Reprise : à Châteauroux, l’Équinoxe repart à la conquête de son public
Par Thomas Corlin | Le | Diffusion, booking
À Chateauroux (Indre), la scène nationale l’Equinoxe saisit l’opportunité de cette reprise hors norme pour se réinventer et aller à la rencontre de nouveaux publics. Hors les murs, nouvelle formule abonnement, jeune public : son directeur Jérôme Mantchal, dont c’est la première saison, veut démystifier cette grande bâtisse.
Comment avez-vous abordé la programmation de cette saison clé ?
Nous avons changé notre système d’abonnement : en réservant, le spectateur ne s’engage plus, mais il peut aussi se présenter à la dernière minute.
Dans les grandes lignes, c’est une saison normale de scène nationale, mais beaucoup de choses ont changé. Déjà, nous avons tenté une programmation sur juin et juillet l’été dernier, afin de faire passer certains de nos reports, ce qui est une opération exceptionnelle. Nous avons poussé jusqu’au 10 juillet - au delà de cette date, Châteauroux se vide.
Ensuite, nous avons ajouté une vingtaine de spectacles à l’affiche, il y en a environ 70 cette année.

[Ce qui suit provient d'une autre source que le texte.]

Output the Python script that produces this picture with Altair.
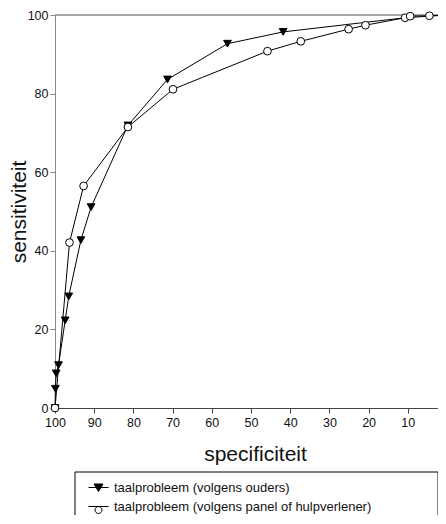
import altair as alt
import pandas as pd

series_names = ["taalprobleem (volgens ouders)", "taalprobleem (volgens panel of hulpverlener)"]

spec_ouders = [100, 99.9, 99.7, 99.1, 97.4, 96.5, 93.4, 90.8, 81.4, 71.3, 56.0, 41.8, 10.7, 0]
sens_ouders = [0, 4.9, 8.8, 10.9, 22.3, 28.4, 42.7, 51.1, 71.9, 83.6, 92.7, 95.7, 99.3, 100]
marker_ouders = [True] * 12 + [False, False]

spec_panel = [100, 96.3, 92.7, 81.4, 69.9, 45.8, 37.3, 25.1, 20.8, 10.7, 9.4, 4.5, 0]
sens_panel = [0, 42.1, 56.5, 71.5, 81.1, 90.8, 93.3, 96.4, 97.4, 99.3, 99.7, 99.8, 100]
marker_panel = [True] * 13

x_ticks = [100, 90, 80, 70, 60, 50, 40, 30, 20, 10, 0]
y_ticks = [0, 20, 40, 60, 80, 100]

rows = []
for i, (s, v, m) in enumerate(zip(spec_ouders, sens_ouders, marker_ouders)):
    rows.append({"series": series_names[0], "spec": s, "sens": v, "order": i, "marker": m})
for i, (s, v, m) in enumerate(zip(spec_panel, sens_panel, marker_panel)):
    rows.append({"series": series_names[1], "spec": s, "sens": v, "order": i, "marker": m})
df = pd.DataFrame(rows)

FONT = "Liberation Sans"
W, H = 383, 393
# the original picture is cropped at the right edge, just past specificiteit 0
X_VISIBLE_MIN = 2.3

x_enc = alt.X(
    "spec:Q",
    scale=alt.Scale(domain=[X_VISIBLE_MIN, 100], reverse=True, nice=False, zero=False),
    axis=alt.Axis(
        values=x_ticks, title="specificiteit", grid=False,
        domainColor="#444", tickColor="#444", tickSize=5,
        labelFont=FONT, labelFontSize=12.5, labelColor="#111", labelPadding=3,
        titleFont=FONT, titleFontSize=21, titleFontWeight="normal", titleColor="#111",
        titleBaseline="alphabetic", titleY=52, titleX=200, labelFlush=False, labelOverlap=False,
    ),
)
y_enc = alt.Y(
    "sens:Q",
    scale=alt.Scale(domain=[0, 100], nice=False, zero=False),
    axis=alt.Axis(
        values=y_ticks, title="sensitiviteit", grid=False,
        domainColor="#888", tickColor="#888", tickSize=5,
        labelFont=FONT, labelFontSize=12.5, labelColor="#111", labelPadding=2,
        titleFont=FONT, titleFontSize=21, titleFontWeight="normal", titleColor="#111",
        titleBaseline="alphabetic", titleX=-30, labelFlush=False, labelOverlap=False,
    ),
)

base = alt.Chart(df)

lines = base.mark_line(color="black", strokeWidth=1).encode(
    x=x_enc, y=y_enc, detail="series:N", order="order:Q"
)

points = base.transform_filter("datum.marker").mark_point(
    filled=True, stroke="black", strokeWidth=1, size=60, opacity=1
).encode(
    x=x_enc, y=y_enc,
    shape=alt.Shape("series:N", scale=alt.Scale(domain=series_names, range=["triangle-down", "circle"]), legend=None),
    fill=alt.Fill("series:N", scale=alt.Scale(domain=series_names, range=["black", "white"]), legend=None),
)

TRI = "M-1,0H1M-0.45,-0.35L0.45,-0.35L0,0.4Z"
CIRC = "M-1,0H1M0.35,0.35A0.35,0.35 0 1 1 -0.35,0.35A0.35,0.35 0 1 1 0.35,0.35Z"

leg = alt.Legend(
    orient="none", legendX=33, legendY=462, title=None, padding=0,
    labelFont=FONT, labelFontSize=13, labelColor="#111", labelOffset=5, labelLimit=400,
    symbolSize=400, symbolStrokeColor="black", symbolStrokeWidth=1, symbolOpacity=1,
    rowPadding=1,
)

legend_layer = base.transform_filter("datum.spec > 1000").mark_point(
    filled=True, strokeWidth=1, opacity=1
).encode(
    x=x_enc, y=y_enc,
    shape=alt.Shape("series:N", scale=alt.Scale(domain=series_names, range=[TRI, CIRC]), legend=leg),
    fill=alt.Fill("series:N", scale=alt.Scale(domain=series_names, range=["black", "white"]), legend=leg),
    stroke=alt.Stroke("series:N", scale=alt.Scale(domain=series_names, range=["black", "black"]), legend=leg),
)

top_rule = alt.Chart(pd.DataFrame({"v": [100]})).mark_rule(color="#888", strokeWidth=1.5).encode(
    y=alt.Y("v:Q")
)

box = alt.Chart(pd.DataFrame({"a": [0]})).mark_rect(
    fill="white", stroke="black", strokeWidth=1
).encode(
    x=alt.value(20), x2=alt.value(383), y=alt.value(457), y2=alt.value(530)
)

chart = alt.layer(box, top_rule, lines, points, legend_layer).resolve_scale(
    shape="independent", fill="independent", stroke="independent"
).resolve_legend(shape="independent", fill="independent", stroke="independent").properties(
    width=W, height=H,
    autosize=alt.AutoSizeParams(type="none"),
    padding={"left": 47, "top": 7, "right": 0, "bottom": 107},
).configure_view(stroke=None)

chart.save("out.html", embed_options={"renderer": "svg", "actions": False})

Pour autant, nous sommes restés dans les limites de notre budget habituel : certains reports étaient déjà payés, et les spectacles sélectionnés sont moins coûteux.
L’enjeu principal de cette saison, ainsi que de mon mandat (qui commence concrètement maintenant puisque j’ai hérité de la programmation de mon prédécesseur avant que le Covid ne nous fasse fermer), c’est d’ouvrir le théâtre vers l’extérieur et de chercher de nouveaux publics. L’Équinoxe est un des plus grands théâtre de France, c’est un équipement massif, avec un plateau de 36 x 15 mètres, un hall assez gigantesque - il peut avoir un côté « temple » propre à intimider une partie du public. Je travaille donc à « dédramatiser » ce lieu.
Pour ce faire, je mise sur des spectacles hors les murs, afin d’aller chercher le public là où il est, et des spectacles jeune public pour capter les familles. Nous optimisons aussi la gratuité quand cela est faisable. Nous avons aussi changé notre système d’abonnement pour plus de souplesse : en réservant, le spectateur ne s’engage plus, mais il peut aussi se présenter à la dernière minute.
Comment se passe le retour du public ?
C’est assez mou, il faut le dire. Les abonnements sont en baisse de 9 %, ce qui n’est pas énorme, mais à prendre en compte. La pandémie y est forcément pour beaucoup, mais nous remarquons cette baisse depuis une dizaine d’années. Sur une année normale, à une certaine époque, nous en comptions 1750; l’an dernier, nous n’en avions que 1064.
Nous avons choisi de conserver la distanciation d’un siège entre foyers de spectateurs, et le masque dans tout le lieu.
Hors abonnements, les réservations sont plus rares, et comme dans beaucoup d’endroits, nous remarquons une nouvelle tendance à l’achat de dernière minute. C’est dans l’ensemble une reprise lente mais régulière. Quant aux choix, ils sont très prudents, les gens vont vers les valeurs sûres - François Morel, ça marche bien, « A Room With A View » du Ballet National de Marseille, aussi. Parmi les premiers spectacles de cette rentrée, « Fuir Le Fléau » de la Compagnie le Festin a eu du mal à remplir - un spectateur m’a d’ailleurs dit qu’il n’irait jamais voir un spectacle qui parle de fléau dans le contexte actuel.
Où en êtes-vous au niveau des dispositifs sanitaires ?
Notre cas est particulier : nous avons choisi de conserver la distanciation d’un siège entre foyers de spectateurs, et le masque dans tout le lieu. Nous sommes probablement un des derniers lieux culturels à appliquer cela, et ce n’est ni une contrainte imposée par notre préfecture, ni même un choix personnel, mais une réclamation récurrente d’une grande partie du public, à savoir sa frange sénior. Cela les rassure, et nous voulions nous assurer qu’ils reviennent. Dans l’esprit des gens, cela rend les lieux plus sûrs, donc nous maintenons ce dispositif - même s’il est difficilement tenable sur les pièces qui rencontrent un grand succès. Nous avons quand même espoir de pouvoir nous en passer bientôt, les chiffres dans notre département étant très rassurants.
Quant au pass, pour le théâtre, les choses sont plutôt fluides, le public est coopérant. En revanche, la situation était plus critique pour notre cinéma, l’Apollo : nous avons dû engager une entreprise extérieure spécialisée dans la sécurité pour faire respecter les contrôles après des premiers jours très tendus avec certains spectateurs.